Eppure l’azienda collassò, e Mediobanca dovette organizzare il gruppo di intervento che la salvò dal fallimento. Accadde pochi anni dopo la sua morte, ma non a causa di questa; e neppure delle raffinate architetture, né dell’eleganza dei prodotti disegnati da geniali architetti, né dei generosi servizi sociali, né degli stipendi superiori alla media pagati ai dipendenti, né degli intellettuali che aveva alla sua corte. E neppure della politica, una carta che, come il padre, seppe giocare vantaggiosamente; sfruttò la spontanea sintonia con il regime nella visione corporativa della società per salvare azionisti e società dalle persecuzioni antiebraiche. Neppure Comunità sarebbe stata fatale se ci fosse stato un minimo di corporate governance: l’Olivetti era un’azienda familiare, da cui tutti i membri della famiglia attingevano a piacere.

L’Olivetti che, oltre all’espansione in tutto il mondo, acquistava la maggiore fabbrica americana di macchine per scrivere, e affrontava i costi per introdurre i calcolatori elettronici, si reggeva sull’autofinanziamento e sul credito bancario: solo davanti al baratro del fallimento Adriano accettò di ricorrere al mercato dei capitali. E questo sarebbe il modello da imitare? Quello di un imprenditore che, a ogni evidenza, non sapeva fare i conti?
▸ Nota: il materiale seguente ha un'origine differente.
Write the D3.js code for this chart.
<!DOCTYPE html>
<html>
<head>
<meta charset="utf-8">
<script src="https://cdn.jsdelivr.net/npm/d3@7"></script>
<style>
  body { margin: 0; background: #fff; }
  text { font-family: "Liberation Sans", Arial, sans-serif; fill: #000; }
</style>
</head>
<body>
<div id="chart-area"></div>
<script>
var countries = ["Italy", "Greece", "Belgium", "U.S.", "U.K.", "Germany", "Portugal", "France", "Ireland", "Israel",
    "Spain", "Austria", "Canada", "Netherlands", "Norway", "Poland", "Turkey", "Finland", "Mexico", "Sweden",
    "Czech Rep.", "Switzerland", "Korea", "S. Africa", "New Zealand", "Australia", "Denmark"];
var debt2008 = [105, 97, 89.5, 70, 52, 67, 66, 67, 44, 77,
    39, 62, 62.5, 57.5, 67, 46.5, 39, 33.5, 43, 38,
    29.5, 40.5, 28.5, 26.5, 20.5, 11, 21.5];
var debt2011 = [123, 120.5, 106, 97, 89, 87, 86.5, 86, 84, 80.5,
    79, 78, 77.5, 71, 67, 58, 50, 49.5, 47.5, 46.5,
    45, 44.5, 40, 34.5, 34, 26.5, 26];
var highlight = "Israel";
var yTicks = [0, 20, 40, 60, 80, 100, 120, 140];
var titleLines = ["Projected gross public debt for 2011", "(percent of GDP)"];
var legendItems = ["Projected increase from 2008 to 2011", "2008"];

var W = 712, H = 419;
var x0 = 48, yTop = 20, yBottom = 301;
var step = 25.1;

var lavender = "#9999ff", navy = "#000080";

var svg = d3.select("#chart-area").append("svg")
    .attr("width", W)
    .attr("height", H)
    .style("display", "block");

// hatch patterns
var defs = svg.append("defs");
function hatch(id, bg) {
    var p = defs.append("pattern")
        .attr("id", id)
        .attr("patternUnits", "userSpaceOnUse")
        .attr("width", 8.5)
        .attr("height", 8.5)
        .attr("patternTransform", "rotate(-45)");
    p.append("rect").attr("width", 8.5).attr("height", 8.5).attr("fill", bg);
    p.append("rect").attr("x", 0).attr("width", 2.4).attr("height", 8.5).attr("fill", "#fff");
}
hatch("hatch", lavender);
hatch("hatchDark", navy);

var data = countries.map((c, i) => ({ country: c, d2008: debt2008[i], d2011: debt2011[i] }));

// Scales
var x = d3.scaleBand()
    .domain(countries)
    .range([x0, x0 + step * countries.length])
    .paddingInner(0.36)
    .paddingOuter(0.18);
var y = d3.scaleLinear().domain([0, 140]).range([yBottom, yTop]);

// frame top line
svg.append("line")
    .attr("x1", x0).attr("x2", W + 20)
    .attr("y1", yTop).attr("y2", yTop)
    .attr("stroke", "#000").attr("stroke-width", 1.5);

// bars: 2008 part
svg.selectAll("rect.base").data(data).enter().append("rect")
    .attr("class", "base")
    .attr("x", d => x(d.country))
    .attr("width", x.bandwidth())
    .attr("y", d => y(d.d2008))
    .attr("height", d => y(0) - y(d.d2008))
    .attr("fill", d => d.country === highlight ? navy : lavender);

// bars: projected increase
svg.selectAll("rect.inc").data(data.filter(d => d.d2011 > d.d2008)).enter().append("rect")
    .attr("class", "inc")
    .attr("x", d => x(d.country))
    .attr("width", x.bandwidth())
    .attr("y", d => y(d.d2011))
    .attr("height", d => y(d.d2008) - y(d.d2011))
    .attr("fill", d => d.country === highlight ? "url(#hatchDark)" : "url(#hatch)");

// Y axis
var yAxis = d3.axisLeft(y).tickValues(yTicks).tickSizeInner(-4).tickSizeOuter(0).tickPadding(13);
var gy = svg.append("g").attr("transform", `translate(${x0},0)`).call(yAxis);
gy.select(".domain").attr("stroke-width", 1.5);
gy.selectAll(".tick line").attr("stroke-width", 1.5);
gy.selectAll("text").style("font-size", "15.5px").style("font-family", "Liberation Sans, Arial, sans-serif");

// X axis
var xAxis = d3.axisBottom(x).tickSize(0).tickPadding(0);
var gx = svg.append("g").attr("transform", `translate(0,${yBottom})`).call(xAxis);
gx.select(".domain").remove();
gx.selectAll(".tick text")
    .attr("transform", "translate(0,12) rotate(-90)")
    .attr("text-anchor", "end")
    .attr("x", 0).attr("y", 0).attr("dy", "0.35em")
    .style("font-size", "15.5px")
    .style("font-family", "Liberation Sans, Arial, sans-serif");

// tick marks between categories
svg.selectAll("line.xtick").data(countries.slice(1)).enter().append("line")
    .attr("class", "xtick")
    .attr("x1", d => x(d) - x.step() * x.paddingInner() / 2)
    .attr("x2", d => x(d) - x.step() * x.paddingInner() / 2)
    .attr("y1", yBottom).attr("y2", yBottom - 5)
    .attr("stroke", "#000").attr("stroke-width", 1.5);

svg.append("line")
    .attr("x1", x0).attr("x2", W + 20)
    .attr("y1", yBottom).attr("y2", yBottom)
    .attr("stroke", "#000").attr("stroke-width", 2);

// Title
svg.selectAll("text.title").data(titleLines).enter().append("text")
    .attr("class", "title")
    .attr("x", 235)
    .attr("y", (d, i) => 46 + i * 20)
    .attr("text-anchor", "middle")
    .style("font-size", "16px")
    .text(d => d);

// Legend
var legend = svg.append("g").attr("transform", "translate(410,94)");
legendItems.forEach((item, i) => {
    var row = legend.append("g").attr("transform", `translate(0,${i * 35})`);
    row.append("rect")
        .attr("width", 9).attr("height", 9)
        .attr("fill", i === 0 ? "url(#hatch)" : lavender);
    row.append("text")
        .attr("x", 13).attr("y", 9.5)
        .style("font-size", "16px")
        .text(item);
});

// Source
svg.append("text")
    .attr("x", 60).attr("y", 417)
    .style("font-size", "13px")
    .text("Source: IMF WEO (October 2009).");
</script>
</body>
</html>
Al fondo c’è l’assenza dell’idea sulla vera natura dell’impresa. Lo riconosce egli stesso: nel discorso di Pozzuoli, dichiara di non sapere quale sia lo scopo vero di un’azienda, aldilà di quello, che evidentemente considerava falso, di fare profitti. E invece questo implica darsi una corporate governance, una struttura patrimoniale, una pianificazione finanziaria; e anche una politica di distribuzione degli utili.

Chi neppure si pone questi problemi è di sicuro un esempio di imprenditore da non imitare. Tant’è che, nonostante l’azienda funzionasse in modo estremamente efficiente, finì per perderla. Non volle mai accettare che l’etica dell’impresa fosse fare profitti.